Why Israel Built So Many Startups
One of the clearest examples of Israeli ambition was Shai Agassi’s attempt to change the car industry. He believed electric cars would only spread if people stopped thinking of the battery as part of the purchase price. His idea was to let drivers buy the car but subscribe to battery use, much like a phone plan, while relying on a network of charging points and rapid battery-swap stations. It was a bold plan, and most car executives dismissed it at first.
What made the idea believable was the place where it was being tested. Israel was small, geographically compact, and cut off from easy travel across neighboring borders, which made it easier to imagine a national charging network. It also had many engineers and a culture that did not easily accept claims that something could not be done. Even difficult engineering problems, like how to remove and replace a heavy battery quickly, were approached with the same practical creativity used in military systems.
That story reflects a larger pattern.
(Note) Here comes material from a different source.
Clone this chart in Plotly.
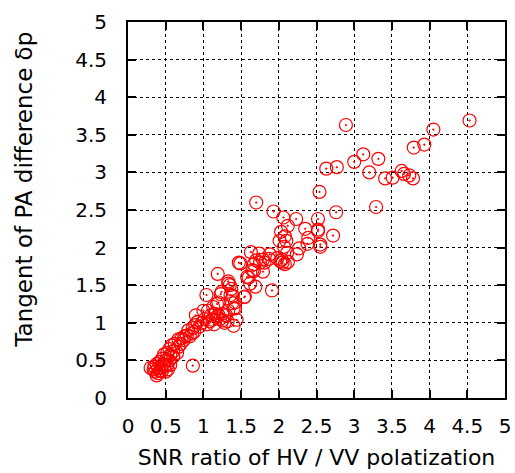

Israel is a tiny country with constant security pressure, few natural resources, and a small home market, yet it became one of the world’s most concentrated centers of entrepreneurship. Venture capital investment per person was far above that of much larger countries, and Israeli firms appeared on the NASDAQ in unusually high numbers. The core argument is that this success was not accidental. It grew from a mix of necessity, confidence, technical skill, and a habit of trying to solve problems at national scale.